Data Assimilation by Artificial Neural Networks for an Atmospheric General Circulation Model: Conventional Observation
Cintra, Rosangela S., Velho, Haroldo F. de Campos
This paper presents an approach for employing artificial neural networks (NN) to emulate an ensemble Kalman filter (EnKF) as a method of data assimilation. The assimilation methods are tested in the Simplified Parameterizations PrimitivE-Equation Dynamics (SPEEDY) model, an atmospheric general circulation model (AGCM), using synthetic observational data simulating localization of balloon soundings. For the data assimilation scheme, the supervised NN, the multilayer perceptrons (MLP-NN), is applied. The MLP-NN are able to emulate the analysis from the local ensemble transform Kalman filter (LETKF). After the training process, the method using the MLP-NN is seen as a function of data assimilation.

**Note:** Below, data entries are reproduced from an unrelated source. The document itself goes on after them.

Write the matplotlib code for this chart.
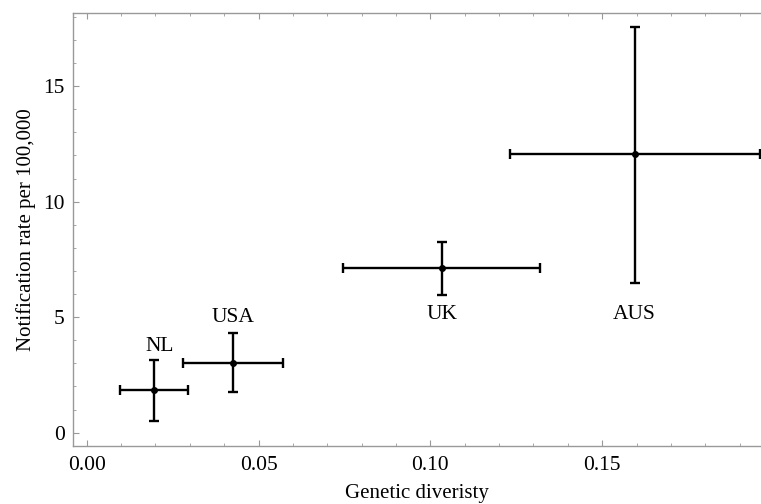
import numpy as np
import matplotlib.pyplot as plt
from matplotlib.ticker import MultipleLocator

countries = ["NL", "USA", "UK", "AUS"]
diversity = [0.0196, 0.0427, 0.1033, 0.1596]
div_low = [0.0097, 0.0280, 0.0747, 0.1232]
div_high = [0.0296, 0.0571, 0.1320, 0.1958]
rate = [1.84, 3.03, 7.13, 12.05]
rate_low = [0.52, 1.76, 5.96, 6.49]
rate_high = [3.15, 4.30, 8.26, 17.58]
label_x = [0.0213, 0.0426, 0.1033, 0.1593]
label_y = [3.75, 5.0, 5.1, 5.1]

plt.rcParams["font.family"] = ["Liberation Serif", "DejaVu Serif"]

fig = plt.figure(figsize=(7.61, 5.04), dpi=100)
ax = fig.add_axes([73 / 761, 1 - 446 / 504, 1 - 73 / 761, (446 - 13) / 504])

x = np.array(diversity)
y = np.array(rate)
xerr = [x - np.array(div_low), np.array(div_high) - x]
yerr = [y - np.array(rate_low), np.array(rate_high) - y]

ax.errorbar(x, y, xerr=xerr, yerr=yerr, fmt="o", color="black", ms=4,
            elinewidth=1.7, capsize=3.5, capthick=1.7)

for name, lx, ly in zip(countries, label_x, label_y):
    ax.text(lx, ly, name, ha="center", va="center", fontsize=15.5)

ax.set_xlim(-0.004, 0.1962)
ax.set_ylim(-0.58, 18.17)

ax.xaxis.set_major_locator(MultipleLocator(0.05))
ax.xaxis.set_minor_locator(MultipleLocator(0.01))
ax.yaxis.set_major_locator(MultipleLocator(5))
ax.yaxis.set_minor_locator(MultipleLocator(1))
ax.xaxis.set_major_formatter(plt.FuncFormatter(lambda v, p: f"{v:.2f}"))

for side in ["left", "bottom", "top"]:
    ax.spines[side].set_color("#999999")
    ax.spines[side].set_linewidth(1.0)
ax.spines["right"].set_visible(False)

ax.tick_params(which="both", direction="in", color="#999999", top=True,
               labelsize=15.5, labelcolor="black")
ax.tick_params(axis="x", pad=7)
ax.tick_params(axis="y", pad=6)
ax.tick_params(which="major", length=4, width=0.8)
ax.tick_params(which="minor", length=2, width=0.6)

ax.set_xlabel("Genetic diveristy", fontsize=15, labelpad=7)
ax.set_ylabel("Notification rate per 100,000", fontsize=15, labelpad=5)

fig.savefig("out.png", dpi=100)
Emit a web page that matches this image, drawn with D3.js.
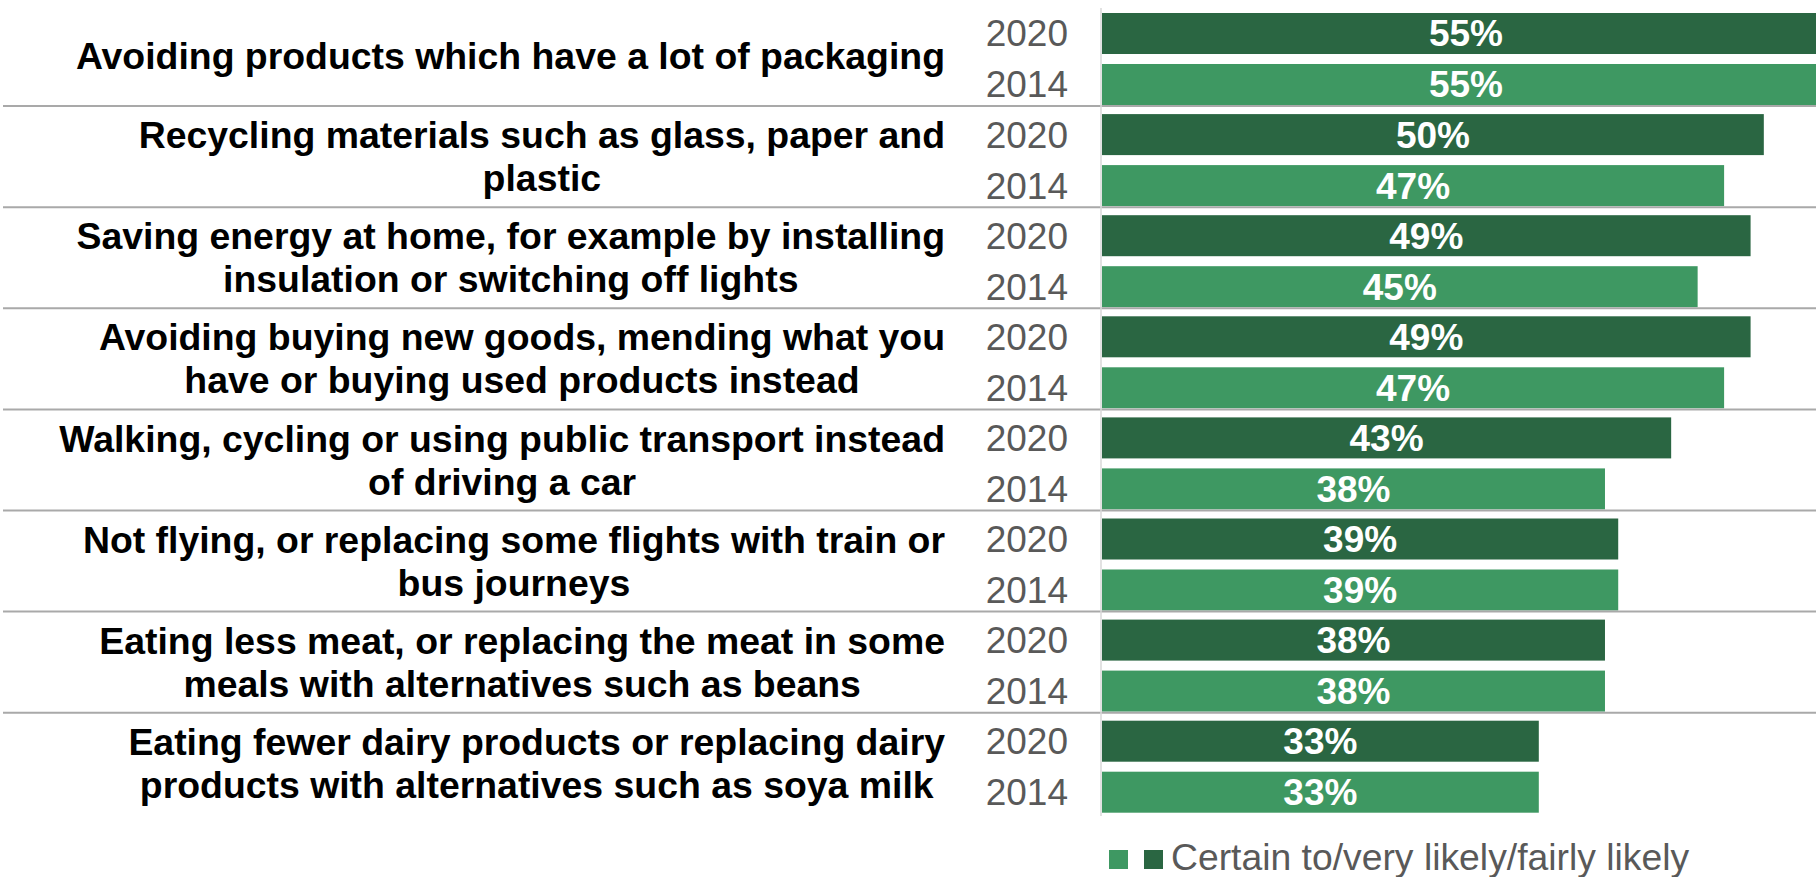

The NN were trained with data from first three months of 1982, 1983, and 1984. A hind-casting experiment for the 1985 data assimilation cycle using MLP-NN were performed with synthetic observations for January 1985. The numerical results demonstrate the effectiveness of the NN technique for atmospheric data assimilation. The results of the NN analyses are very close to the results from the LETKF analyses, the differences of the monthly average of absolute temperature analyses is of order 0.02. The simulations show that the major advantage of using the MLP-NN is better computational performance, since the analyses have similar quality. The CPU-time cycle assimilation with MLP-NN is 90 times faster than cycle assimilation with LETKF for the numerical experiment.